— DATA LINES —
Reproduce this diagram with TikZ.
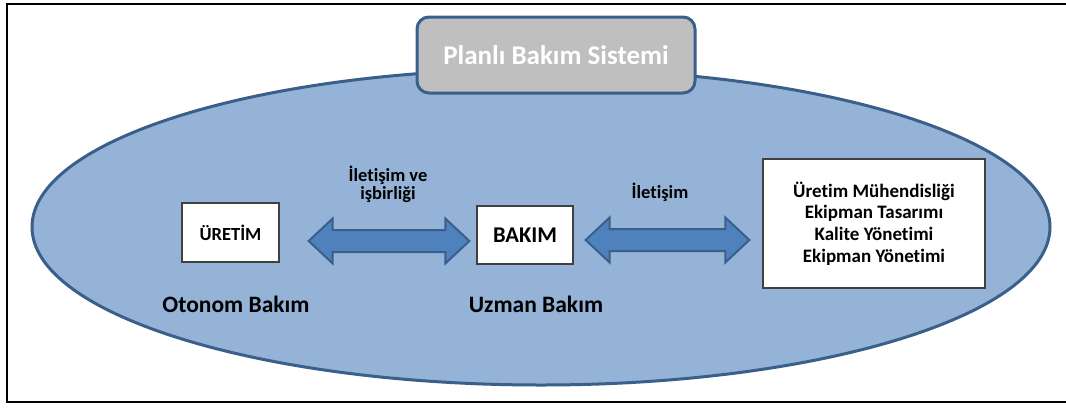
\documentclass[tikz,border=0pt]{standalone}
\usepackage{fontspec}
\setmainfont{Carlito}[Ligatures={NoCommon}]
\usetikzlibrary{shapes.geometric,calc}
\definecolor{ellfill}{HTML}{95B3D7}
\definecolor{navyline}{HTML}{3A5F8B}
\definecolor{arrowfill}{HTML}{4F81BD}
\definecolor{titlefill}{HTML}{BFBFBF}
\definecolor{boxline}{HTML}{404040}

% double-headed block arrow between two coordinates (head 24 long, 45 wide, shaft 22)
\newcommand\dblarrow[2]{%
  \draw[blockarrow] (#1) -- ($(#1)+(24,-22.5)$) -- ($(#1)+(24,-11)$)
    -- ($(#2)+(-24,-11)$) -- ($(#2)+(-24,-22.5)$) -- (#2)
    -- ($(#2)+(-24,22.5)$) -- ($(#2)+(-24,11)$)
    -- ($(#1)+(24,11)$) -- ($(#1)+(24,22.5)$) -- cycle;}

\begin{document}
\begin{tikzpicture}[x=1pt,y=-1pt,
  system/.style={ellipse,draw=navyline,line width=3pt,fill=ellfill,
    minimum width=1018pt,minimum height=316pt,inner sep=0pt},
  titlebox/.style={draw=navyline,line width=3pt,fill=titlefill,rounded corners=12pt,
    minimum width=278pt,minimum height=76pt,inner sep=0pt,text=white,
    font=\bfseries\fontsize{27}{32}\selectfont},
  unitbox/.style={draw=boxline,line width=1.3pt,fill=white,inner sep=0pt},
  blockarrow/.style={draw=navyline,line width=2pt,fill=arrowfill,line join=miter},
  label/.style={align=center,inner sep=0pt,font=\bfseries\fontsize{18.5}{18}\selectfont},
  biglabel/.style={inner sep=0pt,font=\bfseries\fontsize{23.5}{28}\selectfont}]
  \useasboundingbox (0,0) rectangle (1066,408);
  \fill[white] (0,0) rectangle (1066,408);

  % outer frame (runs off the right edge)
  \draw[line width=2pt] (1070,4) -- (7,4) -- (7,402) -- (1070,402);

  % system ellipse and its title
  \node[system] (sys) at (541,227) {};
  \node[titlebox] (title) at (556,55) {Planlı Bakım Sistemi};

  % units
  \node[unitbox,minimum width=97pt,minimum height=59pt,
        font=\bfseries\fontsize{18.5}{22}\selectfont] (uretim) at (230.5,232.5) {ÜRETİM};
  \node[unitbox,minimum width=96pt,minimum height=58pt,
        font=\bfseries\fontsize{22.5}{27}\selectfont] (bakim) at (525,235) {BAKIM};
  \node[unitbox,minimum width=222pt,minimum height=129pt,align=center,
        font=\bfseries\fontsize{19}{21.7}\selectfont] (destek) at (874,223.5)
        {Üretim Mühendisliği\\Ekipman Tasarımı\\Kalite Yönetimi\\Ekipman Yönetimi};

  % block arrows between units
  \coordinate (a1s) at ($(uretim.east)+(29,8.5)$);
  \coordinate (a1e) at ($(bakim.west)+(-7,6)$);
  \coordinate (a2s) at ($(bakim.east)+(12,5)$);
  \coordinate (a2e) at ($(destek.west)+(-13,16.5)$);
  \dblarrow{a1s}{a1e}
  \dblarrow{a2s}{a2e}

  % labels
  \node[label] (l1) at (388,184) {İletişim ve\\işbirliği};
  \node[label] (l2) at (660,192) {İletişim};
  \node[biglabel] (oto) at (236,304) {Otonom Bakım};
  \node[biglabel] (uzm) at (536,304) {Uzman Bakım};
\end{tikzpicture}
\end{document}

— YOUR TASK —
Restate the whole of the material word for word without the pictures.

— EXERCISE RESULT —
Reproduce this diagram with TikZ.
\documentclass[tikz,border=0pt]{standalone}
\usepackage{fontspec}
\setmainfont{Carlito}[Ligatures={NoCommon}]
\usetikzlibrary{shapes.geometric,calc}
\definecolor{ellfill}{HTML}{95B3D7}
\definecolor{navyline}{HTML}{3A5F8B}
\definecolor{arrowfill}{HTML}{4F81BD}
\definecolor{titlefill}{HTML}{BFBFBF}
\definecolor{boxline}{HTML}{404040}

% double-headed block arrow between two coordinates (head 24 long, 45 wide, shaft 22)
\newcommand\dblarrow[2]{%
  \draw[blockarrow] (#1) -- ($(#1)+(24,-22.5)$) -- ($(#1)+(24,-11)$)
    -- ($(#2)+(-24,-11)$) -- ($(#2)+(-24,-22.5)$) -- (#2)
    -- ($(#2)+(-24,22.5)$) -- ($(#2)+(-24,11)$)
    -- ($(#1)+(24,11)$) -- ($(#1)+(24,22.5)$) -- cycle;}

\begin{document}
\begin{tikzpicture}[x=1pt,y=-1pt,
  system/.style={ellipse,draw=navyline,line width=3pt,fill=ellfill,
    minimum width=1018pt,minimum height=316pt,inner sep=0pt},
  titlebox/.style={draw=navyline,line width=3pt,fill=titlefill,rounded corners=12pt,
    minimum width=278pt,minimum height=76pt,inner sep=0pt,text=white,
    font=\bfseries\fontsize{27}{32}\selectfont},
  unitbox/.style={draw=boxline,line width=1.3pt,fill=white,inner sep=0pt},
  blockarrow/.style={draw=navyline,line width=2pt,fill=arrowfill,line join=miter},
  label/.style={align=center,inner sep=0pt,font=\bfseries\fontsize{18.5}{18}\selectfont},
  biglabel/.style={inner sep=0pt,font=\bfseries\fontsize{23.5}{28}\selectfont}]
  \useasboundingbox (0,0) rectangle (1066,408);
  \fill[white] (0,0) rectangle (1066,408);

  % outer frame (runs off the right edge)
  \draw[line width=2pt] (1070,4) -- (7,4) -- (7,402) -- (1070,402);

  % system ellipse and its title
  \node[system] (sys) at (541,227) {};
  \node[titlebox] (title) at (556,55) {Planlı Bakım Sistemi};

  % units
  \node[unitbox,minimum width=97pt,minimum height=59pt,
        font=\bfseries\fontsize{18.5}{22}\selectfont] (uretim) at (230.5,232.5) {ÜRETİM};
  \node[unitbox,minimum width=96pt,minimum height=58pt,
        font=\bfseries\fontsize{22.5}{27}\selectfont] (bakim) at (525,235) {BAKIM};
  \node[unitbox,minimum width=222pt,minimum height=129pt,align=center,
        font=\bfseries\fontsize{19}{21.7}\selectfont] (destek) at (874,223.5)
        {Üretim Mühendisliği\\Ekipman Tasarımı\\Kalite Yönetimi\\Ekipman Yönetimi};

  % block arrows between units
  \coordinate (a1s) at ($(uretim.east)+(29,8.5)$);
  \coordinate (a1e) at ($(bakim.west)+(-7,6)$);
  \coordinate (a2s) at ($(bakim.east)+(12,5)$);
  \coordinate (a2e) at ($(destek.west)+(-13,16.5)$);
  \dblarrow{a1s}{a1e}
  \dblarrow{a2s}{a2e}

  % labels
  \node[label] (l1) at (388,184) {İletişim ve\\işbirliği};
  \node[label] (l2) at (660,192) {İletişim};
  \node[biglabel] (oto) at (236,304) {Otonom Bakım};
  \node[biglabel] (uzm) at (536,304) {Uzman Bakım};
\end{tikzpicture}
\end{document}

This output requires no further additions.